### Exercise requirements
Exclude the pictures, then repeat the remaining data exactly.

### Dataset extract
━━━━━━
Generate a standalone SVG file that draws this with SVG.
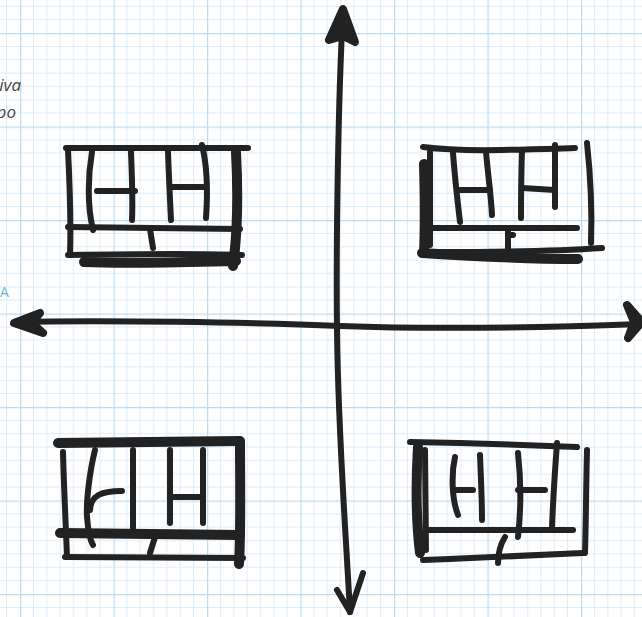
<svg xmlns="http://www.w3.org/2000/svg" width="642" height="617" viewBox="0 0 642 617">
<defs>
<pattern id="grid" patternUnits="userSpaceOnUse" x="20" y="33" width="93.5" height="93.5">
<g stroke="#dcebf8" stroke-width="1">
<path d="M13.36,0V93.5M26.71,0V93.5M40.07,0V93.5M53.43,0V93.5M66.79,0V93.5M80.14,0V93.5"/>
<path d="M0,13.36H93.5M0,26.71H93.5M0,40.07H93.5M0,53.43H93.5M0,66.79H93.5M0,80.14H93.5"/>
</g>
<path d="M0,0V93.5M0,0H93.5" stroke="#bcdcf2" stroke-width="2.5"/>
</pattern>
<style>
.s{stroke:#222;stroke-width:6;fill:none;stroke-linecap:round;stroke-linejoin:round}
.t{stroke:#222;stroke-width:10;fill:none;stroke-linecap:round;stroke-linejoin:round}
.h{fill:#222;stroke:#222;stroke-width:8;stroke-linejoin:round;stroke-linecap:round}
.lbl{font-family:"Open Sans","Noto Sans",sans-serif;font-style:italic;font-size:17px;fill:#444}
</style>
</defs>
<rect width="642" height="617" fill="#fff"/>
<rect width="642" height="617" fill="url(#grid)"/>

<g id="labels">
<text class="lbl" x="21" y="91" text-anchor="end">iva</text>
<text class="lbl" x="16" y="118" text-anchor="end">po</text>
<text x="0" y="297" font-family="'Open Sans','Noto Sans',sans-serif" font-size="14" fill="#6cb4d8">A</text>
</g>

<g id="connectors">
<path class="s" d="M343,12 C338,100 336,250 337,330 C338,430 345,520 350,612"/>
<path class="h" d="M343,9 L329,40 L343,36 L355,42 Z"/>
<path class="s" d="M337,590 L350,612 L363,573"/>
<path class="s" d="M15,322 C100,320 250,322 340,326 C450,330 560,327 640,324"/>
<path class="h" d="M14,323 L40,313 L32,323 L43,333 Z"/>
<path class="h" d="M627,305 L642,322 L628,338 L634,322 Z"/>
</g>

<g id="quadrant-top-left">
<path class="s" d="M66,148 L248,148"/>
<path class="s" d="M68,150 C70,190 71,225 70,255"/>
<path class="s" d="M92,152 C88,175 87,205 93,230"/>
<path class="s" d="M131,152 C132,180 133,200 132,220"/>
<path class="s" d="M97,191 L135,191"/>
<path class="s" d="M168,152 C169,180 170,200 171,220"/>
<path class="s" d="M202,145 C207,165 208,190 206,218"/>
<path class="s" d="M170,187 L205,187"/>
<path class="s" d="M68,227 L240,229"/>
<path class="s" d="M150,229 L153,248"/>
<path class="s" d="M68,255 C130,254 190,253 242,255"/>
<path class="t" d="M84,262 C130,264 190,262 236,261"/>
<path class="t" d="M236,152 C238,190 238,230 233,266"/>
</g>

<g id="quadrant-top-right">
<path class="s" d="M423,147 C460,152 510,150 575,148"/>
<path class="t" d="M424,164 C425,200 425,230 424,253"/>
<path class="s" d="M430,152 L430,245"/>
<path class="s" d="M453,153 C455,180 458,205 460,222"/>
<path class="s" d="M486,152 C488,175 491,195 492,215"/>
<path class="s" d="M460,190 L490,190"/>
<path class="s" d="M522,150 C521,180 521,200 521,218"/>
<path class="s" d="M555,145 C555,170 555,190 555,207"/>
<path class="s" d="M522,188 L555,190"/>
<path class="s" d="M433,228 L577,228"/>
<path class="s" d="M508,232 L508,250"/>
<path class="s" d="M508,235 L513,235"/>
<path class="t" d="M422,253 C470,256 530,259 578,259"/>
<path class="s" d="M440,252 C500,252 560,251 602,248"/>
<path class="s" d="M587,143 C591,180 592,215 591,243"/>
</g>

<g id="quadrant-bottom-left">
<path class="t" d="M58,443 L240,441"/>
<path class="s" d="M63,452 C64,490 66,530 67,557"/>
<path class="s" d="M95,450 C90,470 86,500 87,517 C88,530 90,540 93,545"/>
<path class="s" d="M90,510 C91,496 100,491 122,491"/>
<path class="s" d="M133,450 L133,528"/>
<path class="s" d="M170,450 L170,523"/>
<path class="s" d="M203,450 L203,523"/>
<path class="s" d="M170,497 L203,497"/>
<path class="t" d="M60,533 L240,535"/>
<path class="s" d="M155,537 L150,553"/>
<path class="s" d="M65,557 L243,558"/>
<path class="t" d="M240,442 C240,480 241,530 239,564"/>
</g>

<g id="quadrant-bottom-right">
<path class="s" d="M410,442 C470,443 530,445 577,447"/>
<path class="t" d="M418,447 C416,480 416,520 420,553"/>
<path class="s" d="M425,450 L426,550"/>
<path class="s" d="M455,457 C451,475 452,500 458,515"/>
<path class="s" d="M455,490 L473,490"/>
<path class="s" d="M480,455 C481,480 482,500 482,520"/>
<path class="s" d="M518,453 C521,480 521,510 518,537"/>
<path class="s" d="M518,490 L545,490"/>
<path class="s" d="M557,443 C555,470 553,500 552,528"/>
<path class="s" d="M427,530 L573,530"/>
<path class="s" d="M505,537 C500,545 498,555 498,563"/>
<path class="s" d="M423,560 C480,558 540,555 583,553"/>
<path class="s" d="M587,450 C586,490 586,520 585,553"/>
</g>
</svg>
━━━━━━
### Full response
Generate a standalone SVG file that draws this with SVG.
<svg xmlns="http://www.w3.org/2000/svg" width="642" height="617" viewBox="0 0 642 617">
<defs>
<pattern id="grid" patternUnits="userSpaceOnUse" x="20" y="33" width="93.5" height="93.5">
<g stroke="#dcebf8" stroke-width="1">
<path d="M13.36,0V93.5M26.71,0V93.5M40.07,0V93.5M53.43,0V93.5M66.79,0V93.5M80.14,0V93.5"/>
<path d="M0,13.36H93.5M0,26.71H93.5M0,40.07H93.5M0,53.43H93.5M0,66.79H93.5M0,80.14H93.5"/>
</g>
<path d="M0,0V93.5M0,0H93.5" stroke="#bcdcf2" stroke-width="2.5"/>
</pattern>
<style>
.s{stroke:#222;stroke-width:6;fill:none;stroke-linecap:round;stroke-linejoin:round}
.t{stroke:#222;stroke-width:10;fill:none;stroke-linecap:round;stroke-linejoin:round}
.h{fill:#222;stroke:#222;stroke-width:8;stroke-linejoin:round;stroke-linecap:round}
.lbl{font-family:"Open Sans","Noto Sans",sans-serif;font-style:italic;font-size:17px;fill:#444}
</style>
</defs>
<rect width="642" height="617" fill="#fff"/>
<rect width="642" height="617" fill="url(#grid)"/>

<g id="labels">
<text class="lbl" x="21" y="91" text-anchor="end">iva</text>
<text class="lbl" x="16" y="118" text-anchor="end">po</text>
<text x="0" y="297" font-family="'Open Sans','Noto Sans',sans-serif" font-size="14" fill="#6cb4d8">A</text>
</g>

<g id="connectors">
<path class="s" d="M343,12 C338,100 336,250 337,330 C338,430 345,520 350,612"/>
<path class="h" d="M343,9 L329,40 L343,36 L355,42 Z"/>
<path class="s" d="M337,590 L350,612 L363,573"/>
<path class="s" d="M15,322 C100,320 250,322 340,326 C450,330 560,327 640,324"/>
<path class="h" d="M14,323 L40,313 L32,323 L43,333 Z"/>
<path class="h" d="M627,305 L642,322 L628,338 L634,322 Z"/>
</g>

<g id="quadrant-top-left">
<path class="s" d="M66,148 L248,148"/>
<path class="s" d="M68,150 C70,190 71,225 70,255"/>
<path class="s" d="M92,152 C88,175 87,205 93,230"/>
<path class="s" d="M131,152 C132,180 133,200 132,220"/>
<path class="s" d="M97,191 L135,191"/>
<path class="s" d="M168,152 C169,180 170,200 171,220"/>
<path class="s" d="M202,145 C207,165 208,190 206,218"/>
<path class="s" d="M170,187 L205,187"/>
<path class="s" d="M68,227 L240,229"/>
<path class="s" d="M150,229 L153,248"/>
<path class="s" d="M68,255 C130,254 190,253 242,255"/>
<path class="t" d="M84,262 C130,264 190,262 236,261"/>
<path class="t" d="M236,152 C238,190 238,230 233,266"/>
</g>

<g id="quadrant-top-right">
<path class="s" d="M423,147 C460,152 510,150 575,148"/>
<path class="t" d="M424,164 C425,200 425,230 424,253"/>
<path class="s" d="M430,152 L430,245"/>
<path class="s" d="M453,153 C455,180 458,205 460,222"/>
<path class="s" d="M486,152 C488,175 491,195 492,215"/>
<path class="s" d="M460,190 L490,190"/>
<path class="s" d="M522,150 C521,180 521,200 521,218"/>
<path class="s" d="M555,145 C555,170 555,190 555,207"/>
<path class="s" d="M522,188 L555,190"/>
<path class="s" d="M433,228 L577,228"/>
<path class="s" d="M508,232 L508,250"/>
<path class="s" d="M508,235 L513,235"/>
<path class="t" d="M422,253 C470,256 530,259 578,259"/>
<path class="s" d="M440,252 C500,252 560,251 602,248"/>
<path class="s" d="M587,143 C591,180 592,215 591,243"/>
</g>

<g id="quadrant-bottom-left">
<path class="t" d="M58,443 L240,441"/>
<path class="s" d="M63,452 C64,490 66,530 67,557"/>
<path class="s" d="M95,450 C90,470 86,500 87,517 C88,530 90,540 93,545"/>
<path class="s" d="M90,510 C91,496 100,491 122,491"/>
<path class="s" d="M133,450 L133,528"/>
<path class="s" d="M170,450 L170,523"/>
<path class="s" d="M203,450 L203,523"/>
<path class="s" d="M170,497 L203,497"/>
<path class="t" d="M60,533 L240,535"/>
<path class="s" d="M155,537 L150,553"/>
<path class="s" d="M65,557 L243,558"/>
<path class="t" d="M240,442 C240,480 241,530 239,564"/>
</g>

<g id="quadrant-bottom-right">
<path class="s" d="M410,442 C470,443 530,445 577,447"/>
<path class="t" d="M418,447 C416,480 416,520 420,553"/>
<path class="s" d="M425,450 L426,550"/>
<path class="s" d="M455,457 C451,475 452,500 458,515"/>
<path class="s" d="M455,490 L473,490"/>
<path class="s" d="M480,455 C481,480 482,500 482,520"/>
<path class="s" d="M518,453 C521,480 521,510 518,537"/>
<path class="s" d="M518,490 L545,490"/>
<path class="s" d="M557,443 C555,470 553,500 552,528"/>
<path class="s" d="M427,530 L573,530"/>
<path class="s" d="M505,537 C500,545 498,555 498,563"/>
<path class="s" d="M423,560 C480,558 540,555 583,553"/>
<path class="s" d="M587,450 C586,490 586,520 585,553"/>
</g>
</svg>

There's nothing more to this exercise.